Die Fusion von WSB und BDWM zur Aargau Verkehr AG (AVA) hat Auswirkungen auf die Busbetrieb Aarau AG (BBA). Sie trat bisher mit der WSB unter der Dachmarke AAR bus+bahn auf, hatte den gleichen Direktor und ihre Geschäftsführung wurde durch die WSB besorgt.

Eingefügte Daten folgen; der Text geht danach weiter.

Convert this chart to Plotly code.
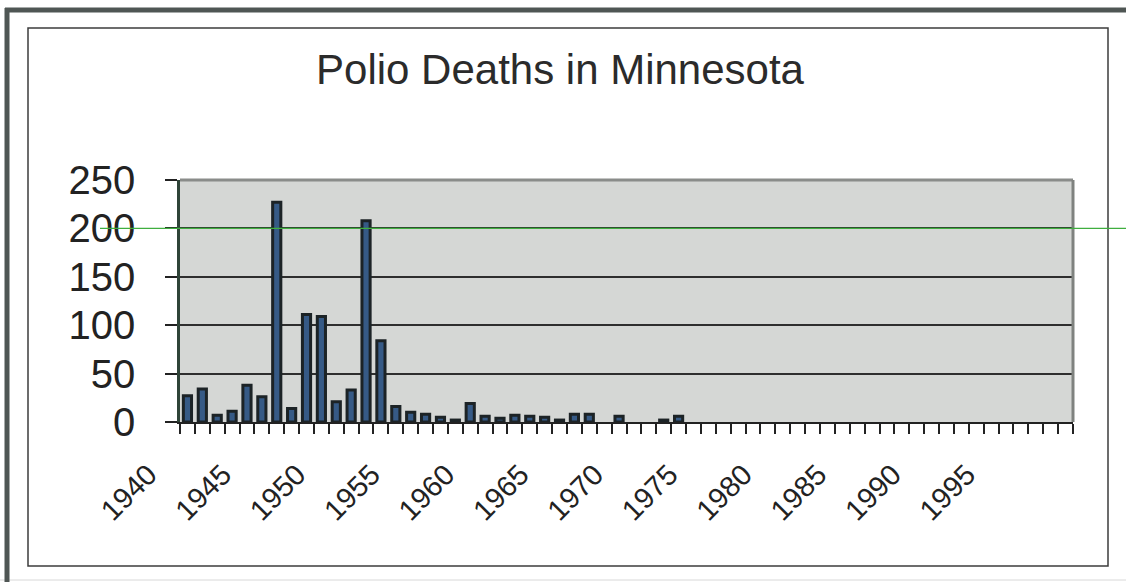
import numpy as np
import plotly.graph_objects as go

# ---- data ----
years = list(range(1940, 2000))
deaths = [27, 34, 7, 11, 38, 26, 227, 14, 111, 109,
          21, 33, 208, 84, 16, 10, 8, 5, 2, 19,
          6, 4, 7, 6, 5, 2, 8, 8, 0, 6,
          0, 0, 2, 6, 0, 0, 0, 0, 0, 0,
          0, 0, 0, 0, 0, 0, 0, 0, 0, 0,
          0, 0, 0, 0, 0, 0, 0, 0, 0, 0]
label_years = list(range(1940, 2000, 5))
label_text = [str(y) for y in label_years]
y_ticks = [0, 50, 100, 150, 200, 250]
title_text = "Polio Deaths in Minnesota"

# ---- layout geometry (pixels) ----
W, H = 1126, 582
L, R, T, B = 180, 1073, 180, 422
FONT = "Liberation Sans, Arial, sans-serif"


def px_x(px):
    return (px - L) / (R - L)


def px_y(py):
    return (B - py) / (B - T)


# zero-value years draw no outline
outline_widths = [3 if v > 0 else 0 for v in deaths]

fig = go.Figure()
fig.add_trace(go.Bar(
    x=years, y=deaths,
    marker=dict(color="#365a86", line=dict(color="#1c2326", width=outline_widths)),
    hoverinfo="x+y",
))

boundaries = list(np.arange(years[0] - 0.5, years[-1] + 1.0, 1.0))

shapes = [
    # plot-area top and right borders
    dict(type="line", xref="paper", yref="paper", x0=0, x1=1, y0=1, y1=1,
         line=dict(color="#8a8c8a", width=3), layer="above"),
    dict(type="line", xref="paper", yref="paper", x0=1, x1=1, y0=0, y1=1,
         line=dict(color="#7f827f", width=3), layer="above"),
    # green scan line at 200
    dict(type="line", xref="paper", yref="y", x0=px_x(100), x1=px_x(1126), y0=200, y1=200,
         line=dict(color="#3fae3f", width=1.2), layer="above"),
    # inner frame
    dict(type="rect", xref="paper", yref="paper", x0=px_x(28), x1=px_x(1108),
         y0=px_y(566), y1=px_y(28), line=dict(color="#3c3c3c", width=1.5), layer="below"),
    # outer frame (top and left)
    dict(type="line", xref="paper", yref="paper", x0=px_x(5), x1=px_x(1126),
         y0=px_y(10), y1=px_y(10), line=dict(color="#4f5654", width=5), layer="above"),
    dict(type="line", xref="paper", yref="paper", x0=px_x(7), x1=px_x(7),
         y0=px_y(8), y1=px_y(582), line=dict(color="#4f5654", width=5), layer="above"),
    dict(type="line", xref="paper", yref="paper", x0=px_x(0), x1=px_x(1126),
         y0=px_y(580), y1=px_y(580), line=dict(color="#d8d8d8", width=1), layer="below"),
]

fig.update_layout(
    template="none",
    width=W, height=H,
    margin=dict(l=L, r=W - R, t=T, b=H - B, pad=0),
    paper_bgcolor="white",
    plot_bgcolor="#d5d7d5",
    showlegend=False,
    bargap=0.45,
    title=dict(text=title_text, x=560 / W, xanchor="center", xref="container",
               y=1 - 69 / H, yanchor="middle", yref="container",
               font=dict(family=FONT, size=42, color="#2b2b2b")),
    shapes=shapes,
    xaxis=dict(
        type="linear", range=[years[0] - 0.5, years[-1] + 0.5],
        tickmode="array", tickvals=label_years, ticktext=label_text,
        ticks="", tickangle=-45,
        tickfont=dict(family=FONT, size=29, color="#222222"),
        ticklabelstandoff=22, ticklabelshift=-39,
        showgrid=False, zeroline=False,
        showline=True, linecolor="#222222", linewidth=2,
        minor=dict(tickmode="array", tickvals=boundaries, ticks="outside",
                   ticklen=10, tickwidth=1.5, tickcolor="#222222", showgrid=False),
        automargin=False, fixedrange=True,
    ),
    yaxis=dict(
        range=[0, 250], tickmode="array", tickvals=y_ticks,
        ticks="outside", ticklen=12, tickwidth=1.5, tickcolor="#222222",
        tickfont=dict(family=FONT, size=40, color="#222222"),
        ticklabelstandoff=22,
        showgrid=True, gridcolor="#2e2e2e", gridwidth=1.5,
        zeroline=False,
        showline=True, linecolor="#2f4438", linewidth=2.5,
        automargin=False, fixedrange=True,
    ),
)

fig.write_html("out.html",
               config={"displayModeBar": False},
               post_script="document.body.style.margin='0px';document.body.style.padding='0px';")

Nun will sie ab Anfang 2019 als eigenständige Unternehmung mit einem eigenen Geschäftsführer auftreten. Im April hat der Verwaltungsrat den bisherigen Leiter Busbetrieb, Peter Baertschiger, als Geschäftsführer gewählt. Schon jetzt leitet er die Projektgruppe «Eigenständigkeit 2019». Der aktuelle Betriebsführungsvertrag mit der WSB läuft noch bis Ende 2018 unverändert weiter. Eine neue Vereinbarung über die Führung der Finanzen und der Human Resources ab 1. Januar 2019 wurde mit der WSB (bzw. AVA) am 23.März unterzeichnet.Der heutige Firmenarbeitsvertrag des BBA läuft bis Ende 2019 weiter. Anfang 2020 soll ein neuer FAV in Kraft treten. Die Verhandlungsdelegationen der Sozialpartner SEV und BBA kamen am 7. August erstmals zusammen und besprachen redaktionelle und organisatorische Punkte. Die erste Verhandlung zum inhaltlichen Handlungsbedarf ab 1.1.2020 findet am 28. September statt. Als Mitglieder der SEV-Verhandlungsdelegation wählte die ausserordentliche Delegiertenversammlung vom 25. Juni in Suhr Bert Joschko, Peter Stiefel und Ernst Wiederkehr, und als Ersatzmitglieder Björn Greiff und Gerhard Wanner. Geleitet wird die Delegation von SEV-Gewerkschaftssekretärin Edith Graf-Litscher.

Geplant ist auch die Gründung einer eigenen SEV-Sektion für den BBA – neben der Fusion der heutigen VPT-Sektionen AAR bus+bahn und BDWM – Anfang 2019.